▶ _TASK DETAILS_
Write out all lines holding the word "matplotlib".

▶ _MATERIAL PROVIDED_
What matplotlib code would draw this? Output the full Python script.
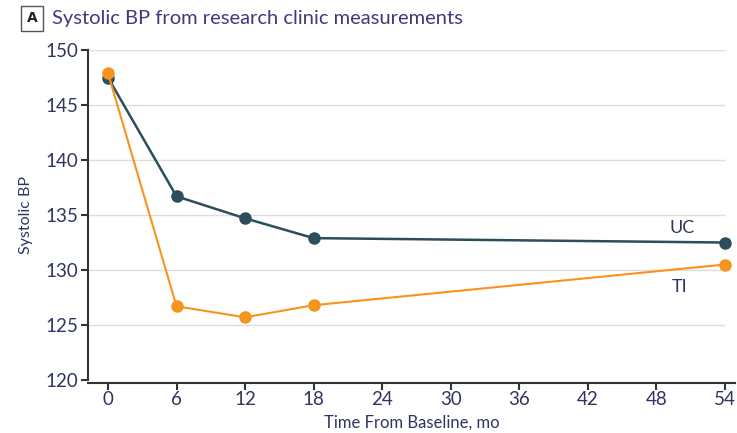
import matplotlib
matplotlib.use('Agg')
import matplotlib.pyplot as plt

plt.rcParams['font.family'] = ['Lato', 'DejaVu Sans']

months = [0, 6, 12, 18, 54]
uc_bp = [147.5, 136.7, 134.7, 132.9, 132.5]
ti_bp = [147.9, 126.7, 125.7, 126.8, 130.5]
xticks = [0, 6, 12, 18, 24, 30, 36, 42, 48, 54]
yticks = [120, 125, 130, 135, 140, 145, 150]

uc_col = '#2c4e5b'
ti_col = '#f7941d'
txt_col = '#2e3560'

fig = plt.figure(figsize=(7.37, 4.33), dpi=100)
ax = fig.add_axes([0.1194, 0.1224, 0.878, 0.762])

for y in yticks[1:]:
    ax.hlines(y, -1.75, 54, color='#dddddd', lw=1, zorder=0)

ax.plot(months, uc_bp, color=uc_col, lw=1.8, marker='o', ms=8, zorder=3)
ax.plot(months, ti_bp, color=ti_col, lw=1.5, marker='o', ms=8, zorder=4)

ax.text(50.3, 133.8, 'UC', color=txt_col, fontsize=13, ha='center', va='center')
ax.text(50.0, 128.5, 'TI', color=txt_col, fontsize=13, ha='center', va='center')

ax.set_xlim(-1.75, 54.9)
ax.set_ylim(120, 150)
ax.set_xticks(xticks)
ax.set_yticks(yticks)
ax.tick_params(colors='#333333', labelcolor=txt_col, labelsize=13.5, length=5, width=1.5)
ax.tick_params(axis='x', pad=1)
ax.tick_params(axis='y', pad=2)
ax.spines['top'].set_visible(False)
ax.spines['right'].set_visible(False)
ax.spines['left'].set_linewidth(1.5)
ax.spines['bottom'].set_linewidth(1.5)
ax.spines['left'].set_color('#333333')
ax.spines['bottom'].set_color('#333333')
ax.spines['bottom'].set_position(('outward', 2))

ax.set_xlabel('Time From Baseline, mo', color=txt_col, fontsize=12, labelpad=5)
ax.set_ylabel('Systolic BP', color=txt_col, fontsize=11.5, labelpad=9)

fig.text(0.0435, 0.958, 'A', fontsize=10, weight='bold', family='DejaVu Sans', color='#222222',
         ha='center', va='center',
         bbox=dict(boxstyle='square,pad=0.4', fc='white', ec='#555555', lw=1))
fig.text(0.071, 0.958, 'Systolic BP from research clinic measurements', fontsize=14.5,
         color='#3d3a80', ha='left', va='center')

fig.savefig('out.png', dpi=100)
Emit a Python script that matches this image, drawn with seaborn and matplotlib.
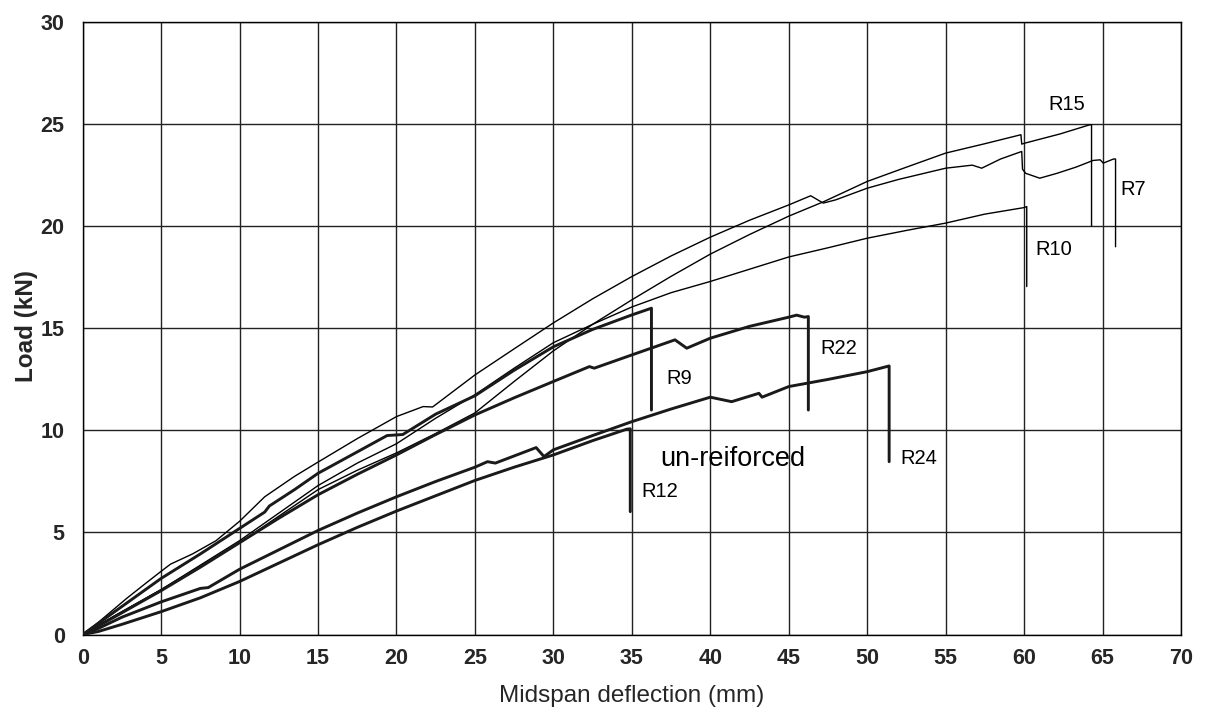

▶ _OUTPUT BELOW_
What matplotlib code would draw this? Output the full Python script.
import matplotlib
matplotlib.use('Agg')
import matplotlib.pyplot as plt
Emit a Python script that matches this image, drawn with seaborn and matplotlib.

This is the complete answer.